- DIRECTION -
Would you transcribe the listing that follows, character for character, and omit its images?

------ DATA SEGMENT ------

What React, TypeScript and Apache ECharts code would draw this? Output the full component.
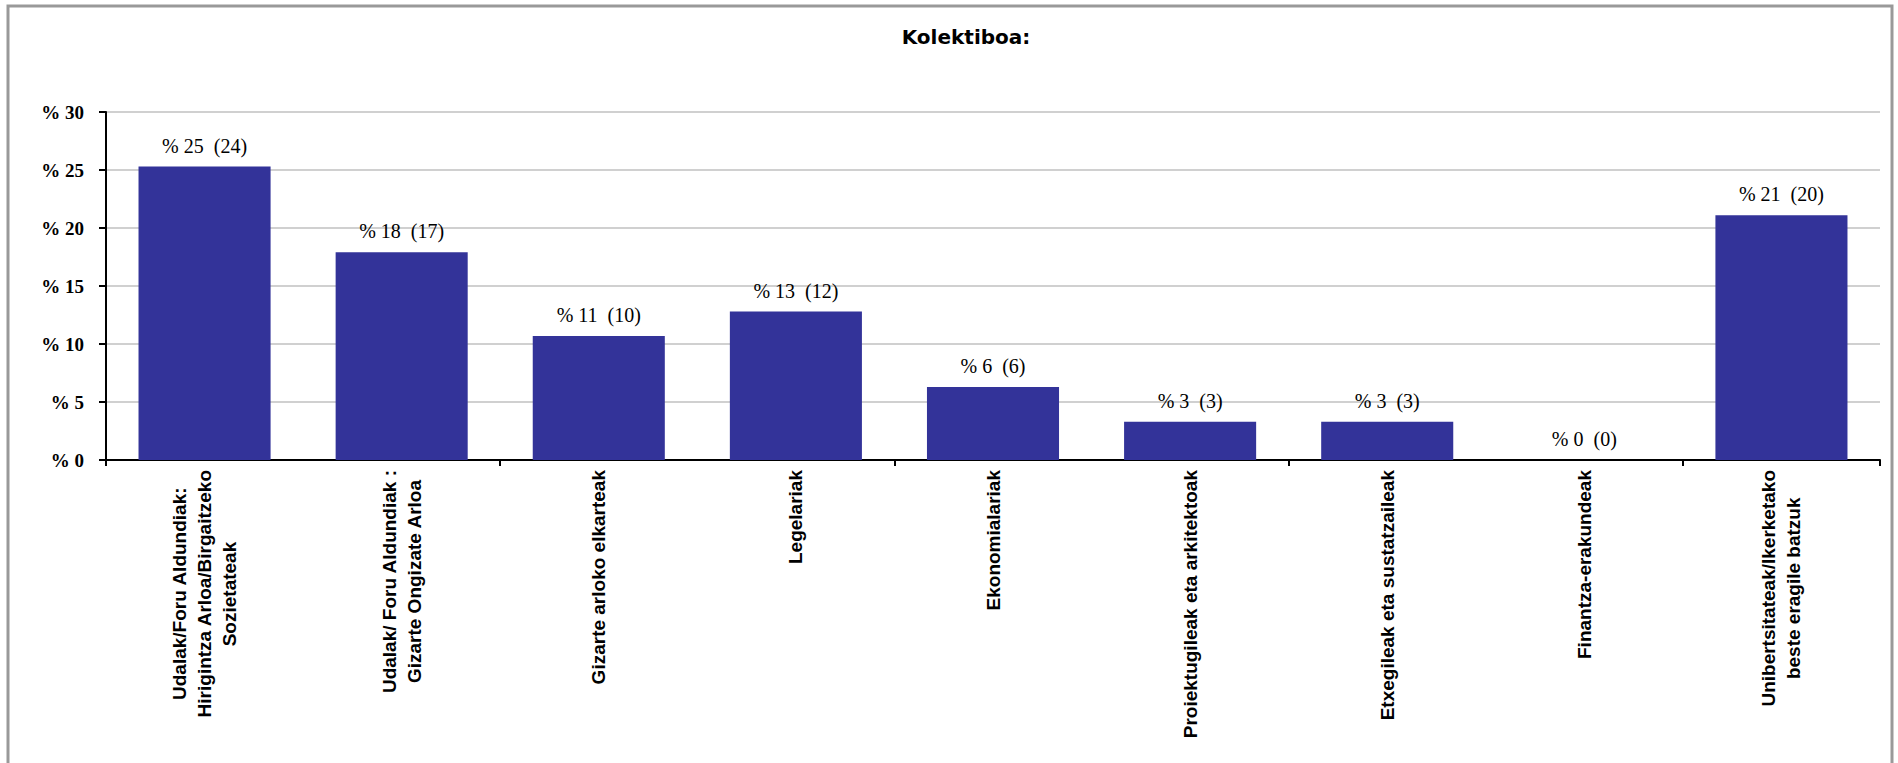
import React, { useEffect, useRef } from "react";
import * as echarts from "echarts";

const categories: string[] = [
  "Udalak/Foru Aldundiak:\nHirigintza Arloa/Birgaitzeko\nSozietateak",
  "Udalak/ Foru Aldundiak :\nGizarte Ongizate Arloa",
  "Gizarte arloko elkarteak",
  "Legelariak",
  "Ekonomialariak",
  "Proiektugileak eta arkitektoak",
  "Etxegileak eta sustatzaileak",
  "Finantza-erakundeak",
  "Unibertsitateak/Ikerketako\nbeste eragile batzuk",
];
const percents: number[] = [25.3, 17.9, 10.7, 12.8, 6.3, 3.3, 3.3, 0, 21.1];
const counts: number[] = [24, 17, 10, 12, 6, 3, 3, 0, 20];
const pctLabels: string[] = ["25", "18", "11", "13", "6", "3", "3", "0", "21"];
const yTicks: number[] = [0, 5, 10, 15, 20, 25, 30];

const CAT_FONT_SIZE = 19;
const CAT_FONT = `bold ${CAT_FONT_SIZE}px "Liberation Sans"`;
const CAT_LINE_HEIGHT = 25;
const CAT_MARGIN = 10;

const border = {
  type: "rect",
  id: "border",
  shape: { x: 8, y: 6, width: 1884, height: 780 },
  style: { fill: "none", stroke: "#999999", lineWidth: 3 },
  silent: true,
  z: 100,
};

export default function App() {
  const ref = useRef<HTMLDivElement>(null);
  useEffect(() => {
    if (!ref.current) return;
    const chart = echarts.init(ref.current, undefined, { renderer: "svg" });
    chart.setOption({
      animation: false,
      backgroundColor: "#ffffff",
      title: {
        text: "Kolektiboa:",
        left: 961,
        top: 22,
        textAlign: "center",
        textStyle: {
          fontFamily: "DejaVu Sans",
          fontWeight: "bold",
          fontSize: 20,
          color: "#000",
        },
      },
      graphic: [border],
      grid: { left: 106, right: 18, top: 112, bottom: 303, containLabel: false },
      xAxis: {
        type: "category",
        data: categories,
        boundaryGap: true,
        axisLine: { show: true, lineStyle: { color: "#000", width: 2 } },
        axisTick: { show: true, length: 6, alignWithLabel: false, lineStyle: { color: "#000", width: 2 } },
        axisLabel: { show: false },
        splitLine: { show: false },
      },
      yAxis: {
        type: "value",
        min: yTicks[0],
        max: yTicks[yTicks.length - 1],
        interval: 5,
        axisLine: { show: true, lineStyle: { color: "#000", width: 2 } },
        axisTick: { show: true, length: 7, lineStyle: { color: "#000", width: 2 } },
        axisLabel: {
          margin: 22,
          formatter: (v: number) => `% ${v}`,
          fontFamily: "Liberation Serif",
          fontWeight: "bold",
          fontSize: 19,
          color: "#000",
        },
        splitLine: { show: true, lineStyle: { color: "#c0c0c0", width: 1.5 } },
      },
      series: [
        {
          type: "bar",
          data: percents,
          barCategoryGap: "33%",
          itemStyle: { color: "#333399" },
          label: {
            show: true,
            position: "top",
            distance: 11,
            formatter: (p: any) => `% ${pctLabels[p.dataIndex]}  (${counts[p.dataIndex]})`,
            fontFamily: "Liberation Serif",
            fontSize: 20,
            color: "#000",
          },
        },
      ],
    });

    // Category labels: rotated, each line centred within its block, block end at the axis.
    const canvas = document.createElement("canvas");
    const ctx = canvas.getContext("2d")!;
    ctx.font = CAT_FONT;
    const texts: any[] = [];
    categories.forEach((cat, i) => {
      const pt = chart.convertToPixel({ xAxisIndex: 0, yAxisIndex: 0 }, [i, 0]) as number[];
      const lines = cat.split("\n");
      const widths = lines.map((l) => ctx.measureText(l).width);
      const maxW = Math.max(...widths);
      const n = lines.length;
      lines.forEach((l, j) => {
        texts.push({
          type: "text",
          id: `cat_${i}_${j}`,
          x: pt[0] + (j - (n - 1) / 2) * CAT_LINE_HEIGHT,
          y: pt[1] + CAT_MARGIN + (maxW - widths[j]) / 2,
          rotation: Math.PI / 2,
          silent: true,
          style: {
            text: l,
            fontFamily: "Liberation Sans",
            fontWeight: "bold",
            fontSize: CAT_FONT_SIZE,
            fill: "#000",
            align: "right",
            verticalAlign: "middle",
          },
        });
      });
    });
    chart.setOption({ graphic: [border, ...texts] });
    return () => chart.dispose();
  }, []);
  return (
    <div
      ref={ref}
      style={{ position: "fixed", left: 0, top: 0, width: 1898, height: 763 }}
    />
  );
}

------

- ANSWER TO THIS TASK -
What React, TypeScript and Apache ECharts code would draw this? Output the full component.
import React, { useEffect, useRef } from "react";
import * as echarts from "echarts";

const categories: string[] = [
  "Udalak/Foru Aldundiak:\nHirigintza Arloa/Birgaitzeko\nSozietateak",
  "Udalak/ Foru Aldundiak :\nGizarte Ongizate Arloa",
  "Gizarte arloko elkarteak",
  "Legelariak",
  "Ekonomialariak",
  "Proiektugileak eta arkitektoak",
  "Etxegileak eta sustatzaileak",
  "Finantza-erakundeak",
  "Unibertsitateak/Ikerketako\nbeste eragile batzuk",
];
const percents: number[] = [25.3, 17.9, 10.7, 12.8, 6.3, 3.3, 3.3, 0, 21.1];
const counts: number[] = [24, 17, 10, 12, 6, 3, 3, 0, 20];
const pctLabels: string[] = ["25", "18", "11", "13", "6", "3", "3", "0", "21"];
const yTicks: number[] = [0, 5, 10, 15, 20, 25, 30];

const CAT_FONT_SIZE = 19;
const CAT_FONT = `bold ${CAT_FONT_SIZE}px "Liberation Sans"`;
const CAT_LINE_HEIGHT = 25;
const CAT_MARGIN = 10;

const border = {
  type: "rect",
  id: "border",
  shape: { x: 8, y: 6, width: 1884, height: 780 },
  style: { fill: "none", stroke: "#999999", lineWidth: 3 },
  silent: true,
  z: 100,
};

export default function App() {
  const ref = useRef<HTMLDivElement>(null);
  useEffect(() => {
    if (!ref.current) return;
    const chart = echarts.init(ref.current, undefined, { renderer: "svg" });
    chart.setOption({
      animation: false,
      backgroundColor: "#ffffff",
      title: {
        text: "Kolektiboa:",
        left: 961,
        top: 22,
        textAlign: "center",
        textStyle: {
          fontFamily: "DejaVu Sans",
          fontWeight: "bold",
          fontSize: 20,
          color: "#000",
        },
      },
      graphic: [border],
      grid: { left: 106, right: 18, top: 112, bottom: 303, containLabel: false },
      xAxis: {
        type: "category",
        data: categories,
        boundaryGap: true,
        axisLine: { show: true, lineStyle: { color: "#000", width: 2 } },
        axisTick: { show: true, length: 6, alignWithLabel: false, lineStyle: { color: "#000", width: 2 } },
        axisLabel: { show: false },
        splitLine: { show: false },
      },
      yAxis: {
        type: "value",
        min: yTicks[0],
        max: yTicks[yTicks.length - 1],
        interval: 5,
        axisLine: { show: true, lineStyle: { color: "#000", width: 2 } },
        axisTick: { show: true, length: 7, lineStyle: { color: "#000", width: 2 } },
        axisLabel: {
          margin: 22,
          formatter: (v: number) => `% ${v}`,
          fontFamily: "Liberation Serif",
          fontWeight: "bold",
          fontSize: 19,
          color: "#000",
        },
        splitLine: { show: true, lineStyle: { color: "#c0c0c0", width: 1.5 } },
      },
      series: [
        {
          type: "bar",
          data: percents,
          barCategoryGap: "33%",
          itemStyle: { color: "#333399" },
          label: {
            show: true,
            position: "top",
            distance: 11,
            formatter: (p: any) => `% ${pctLabels[p.dataIndex]}  (${counts[p.dataIndex]})`,
            fontFamily: "Liberation Serif",
            fontSize: 20,
            color: "#000",
          },
        },
      ],
    });

    // Category labels: rotated, each line centred within its block, block end at the axis.
    const canvas = document.createElement("canvas");
    const ctx = canvas.getContext("2d")!;
    ctx.font = CAT_FONT;
    const texts: any[] = [];
    categories.forEach((cat, i) => {
      const pt = chart.convertToPixel({ xAxisIndex: 0, yAxisIndex: 0 }, [i, 0]) as number[];
      const lines = cat.split("\n");
      const widths = lines.map((l) => ctx.measureText(l).width);
      const maxW = Math.max(...widths);
      const n = lines.length;
      lines.forEach((l, j) => {
        texts.push({
          type: "text",
          id: `cat_${i}_${j}`,
          x: pt[0] + (j - (n - 1) / 2) * CAT_LINE_HEIGHT,
          y: pt[1] + CAT_MARGIN + (maxW - widths[j]) / 2,
          rotation: Math.PI / 2,
          silent: true,
          style: {
            text: l,
            fontFamily: "Liberation Sans",
            fontWeight: "bold",
            fontSize: CAT_FONT_SIZE,
            fill: "#000",
            align: "right",
            verticalAlign: "middle",
          },
        });
      });
    });
    chart.setOption({ graphic: [border, ...texts] });
    return () => chart.dispose();
  }, []);
  return (
    <div
      ref={ref}
      style={{ position: "fixed", left: 0, top: 0, width: 1898, height: 763 }}
    />
  );
}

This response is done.